Would you transcribe the listing that follows, character for character, and omit its images?

··· Material provided

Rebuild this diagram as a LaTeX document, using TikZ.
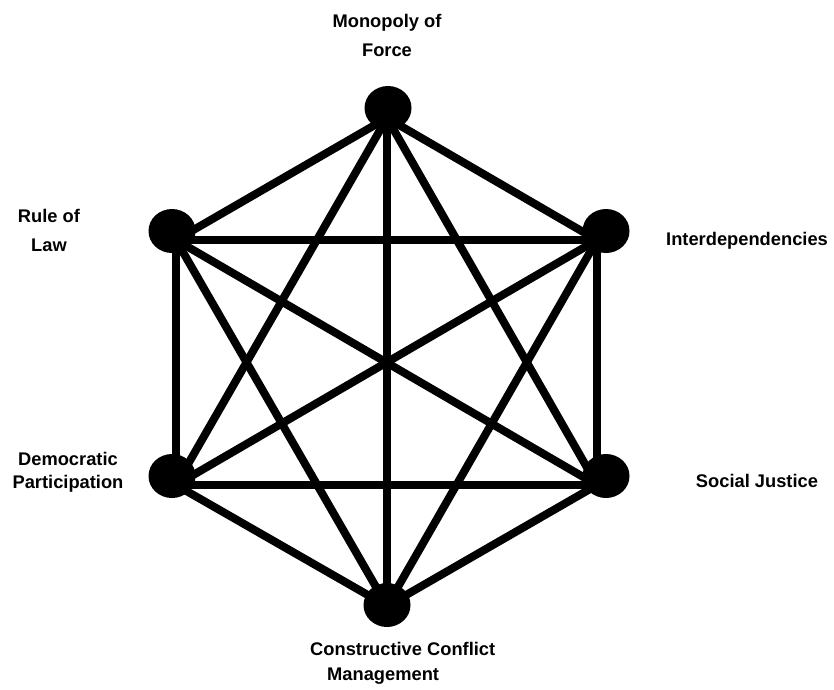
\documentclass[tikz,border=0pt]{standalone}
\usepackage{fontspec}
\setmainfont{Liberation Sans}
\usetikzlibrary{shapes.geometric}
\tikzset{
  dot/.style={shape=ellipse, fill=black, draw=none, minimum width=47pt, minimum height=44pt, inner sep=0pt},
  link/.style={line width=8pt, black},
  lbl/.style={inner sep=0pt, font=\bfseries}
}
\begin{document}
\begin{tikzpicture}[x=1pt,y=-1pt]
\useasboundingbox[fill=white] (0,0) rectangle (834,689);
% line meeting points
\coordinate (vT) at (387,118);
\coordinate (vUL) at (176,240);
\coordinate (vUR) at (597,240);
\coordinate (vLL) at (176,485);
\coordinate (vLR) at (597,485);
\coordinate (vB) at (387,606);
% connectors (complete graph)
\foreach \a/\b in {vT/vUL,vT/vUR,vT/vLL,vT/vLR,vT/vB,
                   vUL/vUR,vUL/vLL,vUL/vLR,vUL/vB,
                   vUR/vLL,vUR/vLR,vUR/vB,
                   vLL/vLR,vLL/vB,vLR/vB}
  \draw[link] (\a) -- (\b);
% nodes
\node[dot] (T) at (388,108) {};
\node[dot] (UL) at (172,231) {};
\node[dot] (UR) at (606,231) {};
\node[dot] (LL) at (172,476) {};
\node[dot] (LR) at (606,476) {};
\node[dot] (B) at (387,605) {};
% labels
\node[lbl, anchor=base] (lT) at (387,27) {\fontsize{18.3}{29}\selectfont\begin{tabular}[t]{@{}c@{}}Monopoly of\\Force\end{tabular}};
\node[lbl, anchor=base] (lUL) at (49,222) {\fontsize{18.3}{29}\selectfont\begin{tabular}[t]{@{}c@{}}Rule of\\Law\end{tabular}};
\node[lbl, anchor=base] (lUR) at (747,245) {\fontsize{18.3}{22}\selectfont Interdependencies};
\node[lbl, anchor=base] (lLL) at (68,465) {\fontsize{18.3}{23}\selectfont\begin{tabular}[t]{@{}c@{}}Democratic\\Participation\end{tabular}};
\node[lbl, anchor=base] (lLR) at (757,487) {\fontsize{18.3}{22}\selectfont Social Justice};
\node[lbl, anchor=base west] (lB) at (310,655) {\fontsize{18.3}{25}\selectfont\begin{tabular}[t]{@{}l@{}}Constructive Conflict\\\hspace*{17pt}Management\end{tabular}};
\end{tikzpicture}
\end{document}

······

* _Solved exercise_
Rebuild this diagram as a LaTeX document, using TikZ.
\documentclass[tikz,border=0pt]{standalone}
\usepackage{fontspec}
\setmainfont{Liberation Sans}
\usetikzlibrary{shapes.geometric}
\tikzset{
  dot/.style={shape=ellipse, fill=black, draw=none, minimum width=47pt, minimum height=44pt, inner sep=0pt},
  link/.style={line width=8pt, black},
  lbl/.style={inner sep=0pt, font=\bfseries}
}
\begin{document}
\begin{tikzpicture}[x=1pt,y=-1pt]
\useasboundingbox[fill=white] (0,0) rectangle (834,689);
% line meeting points
\coordinate (vT) at (387,118);
\coordinate (vUL) at (176,240);
\coordinate (vUR) at (597,240);
\coordinate (vLL) at (176,485);
\coordinate (vLR) at (597,485);
\coordinate (vB) at (387,606);
% connectors (complete graph)
\foreach \a/\b in {vT/vUL,vT/vUR,vT/vLL,vT/vLR,vT/vB,
                   vUL/vUR,vUL/vLL,vUL/vLR,vUL/vB,
                   vUR/vLL,vUR/vLR,vUR/vB,
                   vLL/vLR,vLL/vB,vLR/vB}
  \draw[link] (\a) -- (\b);
% nodes
\node[dot] (T) at (388,108) {};
\node[dot] (UL) at (172,231) {};
\node[dot] (UR) at (606,231) {};
\node[dot] (LL) at (172,476) {};
\node[dot] (LR) at (606,476) {};
\node[dot] (B) at (387,605) {};
% labels
\node[lbl, anchor=base] (lT) at (387,27) {\fontsize{18.3}{29}\selectfont\begin{tabular}[t]{@{}c@{}}Monopoly of\\Force\end{tabular}};
\node[lbl, anchor=base] (lUL) at (49,222) {\fontsize{18.3}{29}\selectfont\begin{tabular}[t]{@{}c@{}}Rule of\\Law\end{tabular}};
\node[lbl, anchor=base] (lUR) at (747,245) {\fontsize{18.3}{22}\selectfont Interdependencies};
\node[lbl, anchor=base] (lLL) at (68,465) {\fontsize{18.3}{23}\selectfont\begin{tabular}[t]{@{}c@{}}Democratic\\Participation\end{tabular}};
\node[lbl, anchor=base] (lLR) at (757,487) {\fontsize{18.3}{22}\selectfont Social Justice};
\node[lbl, anchor=base west] (lB) at (310,655) {\fontsize{18.3}{25}\selectfont\begin{tabular}[t]{@{}l@{}}Constructive Conflict\\\hspace*{17pt}Management\end{tabular}};
\end{tikzpicture}
\end{document}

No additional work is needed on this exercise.